Updated on 12 March 2017 (Harvard referencing).
17 September 2016. Since my son is back at school now, the everyday waiting routine gives me a few spare minutes to observe and draw people doing the same – move around and wait for something else to happen.
Here are a few of the latest drawings (and one or two I forgot to post before the summer):
The above (Fig. 1) is another of my little density series, which I started in Innsbruck last year. I choose a setting (here people walking in the hospital grounds in Salzburg – yes, I do spend a horrible amount of time in hospitals) and try to document every movement occurring during a certain time, say 10 to 15 minutes. The result appears quite dynamic to me, it is a record of “mass movement”.
In the next sketch I tried to capture the absolute essence of the scene, girls standing at or sitting on a table tennis table in the playground (Fig. 2).
Again the same playground, in the next two sketches obviously bored parents are waiting for their children to finish playing (Fig. 3-4):
Two more sketches I made while waiting at the train station. These were extremely difficult to draw, because waiting people have nothing else to do and immediately sense my presence. So what I do now is draw the very first impression I gain to check a few more times through half-closed eyes. Still I am happy with the result and I can see how my ability to observe and reproduce correctly has improved over the years (Fig. 5-6).
The last sketch is not about people on the move, but the gate to a garden and house long abandoned by their last inhabitants. I put it in this post, because to me the gate looks alive somehow, as if it were a store of memories of people walking in and out for a very long time (Fig. 7):
Updated on 12 March 2017 (Harvard referencing).
8 September 2016. While staying in the hospital I had one or two opportunities to sit down outside the main entrance and see whether I would be able to produce something I would call “lightning portraits”. A hospital is not the best of places to go and stare at peoples’ faces in order to draw them, so I decided that I would look at a person for a second at most – after which their sixth sense makes them, invariably, turn their heads to find out why they feel uncomfortable – and then draw the imprint on my mind. Since this method does not carry a lot of detail, I filled a page in my sketchbook with a number of quite small portraits. This is the evil result (Fig. 1):
In our room I took an opportunity to catch my husband lying on my bed, reading a magazine, and my son staring at our laptop while checking the weather (Fig.2 ).

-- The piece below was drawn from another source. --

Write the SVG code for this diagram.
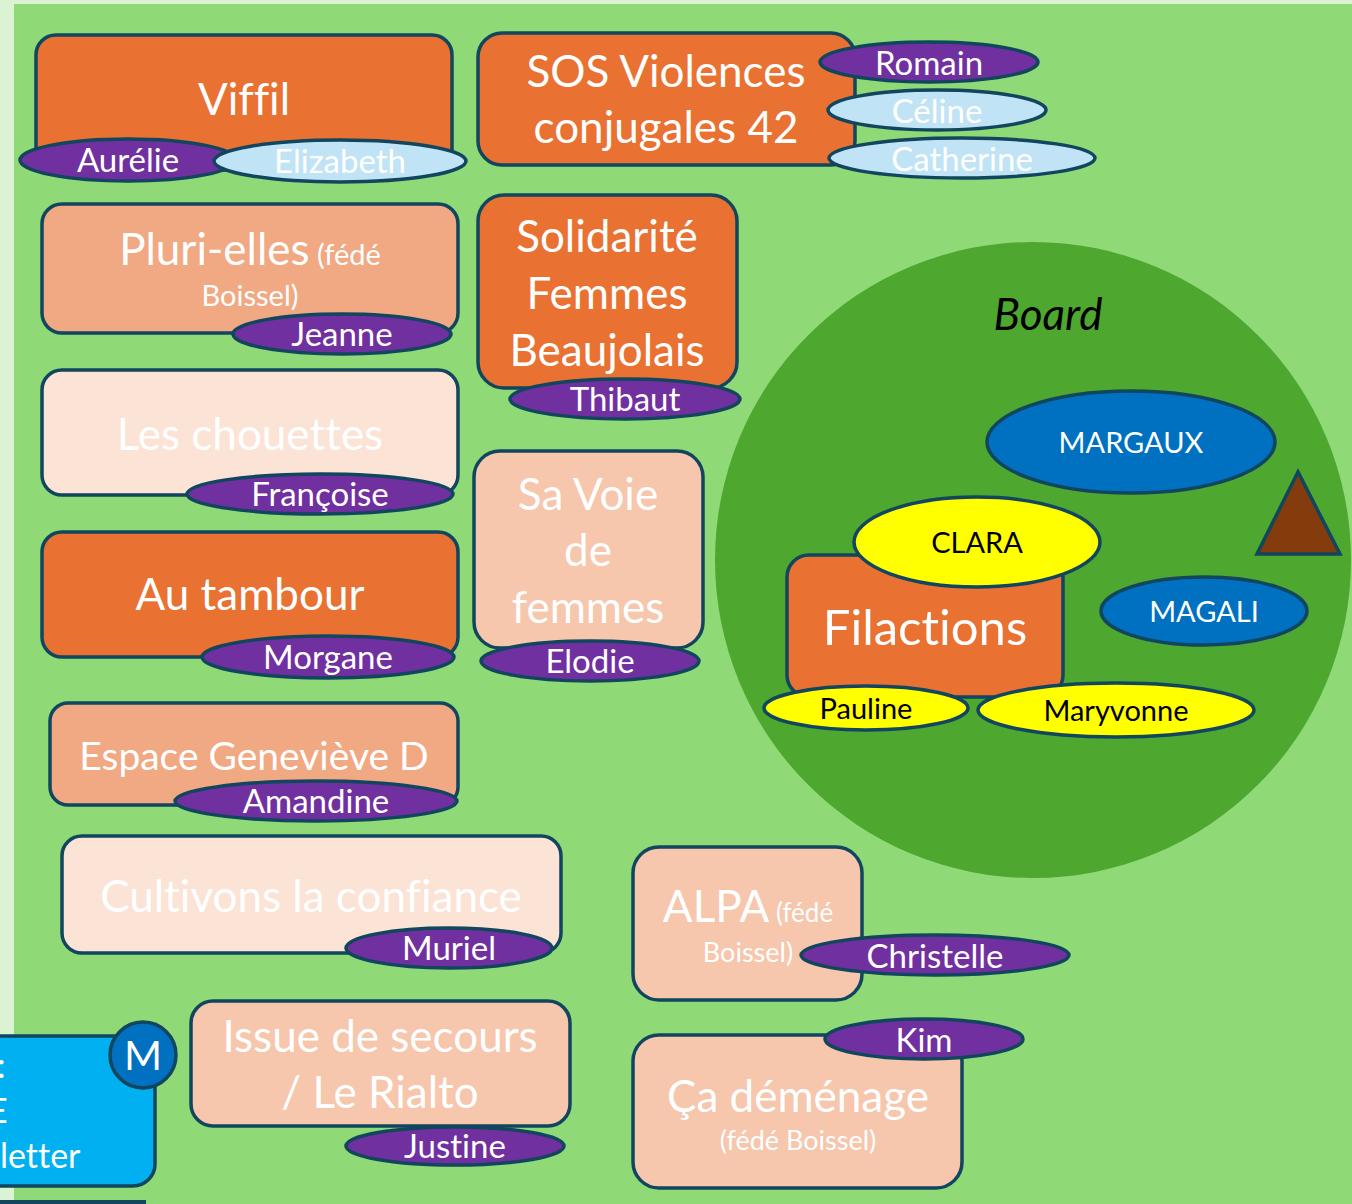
<svg xmlns="http://www.w3.org/2000/svg" width="1352" height="1204" viewBox="0 0 1352 1204">
<style>
.bx{stroke:#11465e;stroke-width:3.5}
.el{stroke:#11465e;stroke-width:3.5}
.or{fill:#e97132}.sa{fill:#f1a983}.pe{fill:#f6c6ad}.li{fill:#fbe3d6}
.pu{fill:#7030a0}.lb{fill:#c0e4f5}.bl{fill:#0070c0}.ye{fill:#ffff00}
text{font-family:Lato,"Open Sans","Liberation Sans",sans-serif;text-anchor:middle;font-variant-ligatures:none}
.w{fill:#ffffff}.k{fill:#000000}
.big{font-size:44px}.nm{font-size:33px}.sm{font-size:28px}.bd{font-size:29px}
</style>
<rect x="0" y="0" width="1352" height="1204" fill="#dbf3d3"/>
<rect x="14" y="4" width="1338" height="1200" fill="#8fda76"/>
<rect x="0" y="1200" width="146" height="4" fill="#11465e"/>
<g id="connectors"/>

<g id="board">
<circle cx="1033" cy="560" r="318" fill="#4ea72e"/>
<text x="1048" y="330" class="k" style="font-size:44px;font-style:italic">Board</text>
</g>
<g id="margaux"><ellipse cx="1131" cy="442" rx="144" ry="51" class="el bl"/><text x="1131" y="453" class="w bd">MARGAUX</text></g>
<g id="triangle"><polygon points="1298,472 1257,554 1340,554" fill="#843c0c" stroke="#11465e" stroke-width="3.5"/></g>
<g id="filactions"><rect x="787" y="555" width="276" height="142" rx="22" class="bx or"/><text x="925" y="645" class="w" style="font-size:49px">Filactions</text></g>
<g id="clara"><ellipse cx="977" cy="542" rx="123" ry="45" class="el ye"/><text x="977" y="553" class="k bd">CLARA</text></g>
<g id="magali"><ellipse cx="1204" cy="611" rx="103" ry="34" class="el bl"/><text x="1204" y="622" class="w bd">MAGALI</text></g>
<g id="pauline"><ellipse cx="866" cy="708" rx="102" ry="22" class="el ye"/><text x="866" y="719" class="k bd">Pauline</text></g>
<g id="maryvonne"><ellipse cx="1116" cy="710" rx="138" ry="27" class="el ye"/><text x="1116" y="721" class="k bd">Maryvonne</text></g>

<g id="viffil"><rect x="36" y="35" width="416" height="135" rx="20" class="bx or"/><text x="244" y="115" class="w big">Viffil</text></g>
<g id="aurelie"><ellipse cx="128" cy="160" rx="108" ry="21" class="el pu"/><text x="128" y="172" class="w nm">Aurélie</text></g>
<g id="elizabeth"><ellipse cx="340" cy="161" rx="126" ry="21" class="el lb"/><text x="340" y="173" class="w nm">Elizabeth</text></g>

<g id="sos"><rect x="478" y="33" width="377" height="132" rx="24" class="bx or"/><text x="666" y="87" class="w big">SOS Violences</text><text x="666" y="143" class="w big">conjugales 42</text></g>
<g id="romain"><ellipse cx="929" cy="62" rx="109" ry="20" class="el pu"/><text x="929" y="75" class="w nm">Romain</text></g>
<g id="celine"><ellipse cx="937" cy="110" rx="109" ry="20" class="el lb"/><text x="937" y="123" class="w nm">Céline</text></g>
<g id="catherine"><ellipse cx="962" cy="158" rx="133" ry="20" class="el lb"/><text x="962" y="171" class="w nm">Catherine</text></g>

<g id="pluri"><rect x="42" y="204" width="416" height="129" rx="20" class="bx sa"/><text x="250" y="265" class="w"><tspan class="big">Pluri-elles</tspan><tspan style="font-size:29px"> (fédé</tspan></text><text x="250" y="306" class="w" style="font-size:29px">Boissel)</text></g>
<g id="jeanne"><ellipse cx="342" cy="334" rx="109" ry="20" class="el pu"/><text x="342" y="346" class="w nm">Jeanne</text></g>

<g id="solidarite"><rect x="478" y="195" width="259" height="193" rx="26" class="bx or"/><text x="607" y="252" class="w big">Solidarité</text><text x="607" y="309" class="w big">Femmes</text><text x="607" y="366" class="w big">Beaujolais</text></g>
<g id="thibaut"><ellipse cx="625" cy="399" rx="115" ry="20" class="el pu"/><text x="625" y="411" class="w nm">Thibaut</text></g>

<g id="chouettes"><rect x="42" y="370" width="416" height="125" rx="20" class="bx li"/><text x="250" y="450" class="w big">Les chouettes</text></g>
<g id="francoise"><ellipse cx="320" cy="494" rx="133" ry="20" class="el pu"/><text x="320" y="506" class="w nm">Françoise</text></g>

<g id="savoie"><rect x="474" y="451" width="229" height="197" rx="26" class="bx pe"/><text x="588" y="510" class="w big">Sa Voie</text><text x="588" y="566" class="w big">de</text><text x="588" y="623" class="w big">femmes</text></g>
<g id="elodie"><ellipse cx="590" cy="661" rx="109" ry="20" class="el pu"/><text x="590" y="673" class="w nm">Elodie</text></g>

<g id="tambour"><rect x="42" y="532" width="416" height="125" rx="20" class="bx or"/><text x="250" y="610" class="w big">Au tambour</text></g>
<g id="morgane"><ellipse cx="328" cy="657" rx="126" ry="21" class="el pu"/><text x="328" y="669" class="w nm">Morgane</text></g>

<g id="espace"><rect x="50" y="703" width="408" height="102" rx="18" class="bx sa"/><text x="254" y="770" class="w" style="font-size:39px">Espace Geneviève D</text></g>
<g id="amandine"><ellipse cx="316" cy="801" rx="141" ry="20" class="el pu"/><text x="316" y="813" class="w nm">Amandine</text></g>

<g id="cultivons"><rect x="62" y="836" width="499" height="117" rx="20" class="bx li"/><text x="311" y="912" class="w big">Cultivons la confiance</text></g>
<g id="muriel"><ellipse cx="449" cy="948" rx="103" ry="20" class="el pu"/><text x="449" y="960" class="w nm">Muriel</text></g>

<g id="alpa"><rect x="633" y="847" width="229" height="153" rx="26" class="bx pe"/><text x="748" y="922" class="w"><tspan class="big">ALPA</tspan><tspan style="font-size:26px"> (fédé</tspan></text><text x="748" y="962" class="w" style="font-size:27px">Boissel)</text></g>
<g id="christelle"><ellipse cx="935" cy="955" rx="134" ry="20" class="el pu"/><text x="935" y="968" class="w nm">Christelle</text></g>

<g id="issue"><rect x="191" y="1001" width="379" height="125" rx="22" class="bx pe"/><text x="380" y="1052" class="w big">Issue de secours</text><text x="380" y="1108" class="w big">/ Le Rialto</text></g>
<g id="justine"><ellipse cx="455" cy="1146" rx="109" ry="19" class="el pu"/><text x="455" y="1158" class="w nm">Justine</text></g>

<g id="demenage"><rect x="633" y="1035" width="329" height="153" rx="26" class="bx pe"/><text x="798" y="1112" class="w big">Ça déménage</text><text x="798" y="1150" class="w" style="font-size:27px">(fédé Boissel)</text></g>
<g id="kim"><ellipse cx="924" cy="1039" rx="99" ry="20" class="el pu"/><text x="924" y="1052" class="w nm">Kim</text></g>

<g id="newsletter"><rect x="-40" y="1036" width="195" height="150" rx="22" class="bx" fill="#00b0f0"/><text x="-3" y="1078" class="w" style="font-size:34px;text-anchor:start">:</text><text x="-12" y="1123" class="w" style="font-size:34px;text-anchor:start">E</text><text x="0" y="1168" class="w" style="font-size:34px;text-anchor:start">letter</text></g>
<g id="m"><circle cx="143" cy="1055" r="33" class="el bl"/><text x="143" y="1070" class="w" style="font-size:41px">M</text></g>
</svg>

And finally some people I found in magazines, two famous and two from adverts, in another test to see whether I would be able to capture a likeness and something of a person’s personality in very quick sketches taking between 20 seconds and 2 to 3 minutes (Fig. 3-6):
Updated on 3 March 2017 (Harvard referencing).
10 June 2016. Time to make an update on my while-I-wait 10 minute sketches (Fig. 1-8):
Sketching makes me quietly happy, it has become rare now for drawings to go completely wrong and I think that I am finally making some progress regarding my choice of subject and rudimentary composition. It has also increasingly turned into a precious refuge, where time stands still and there is no room for worries.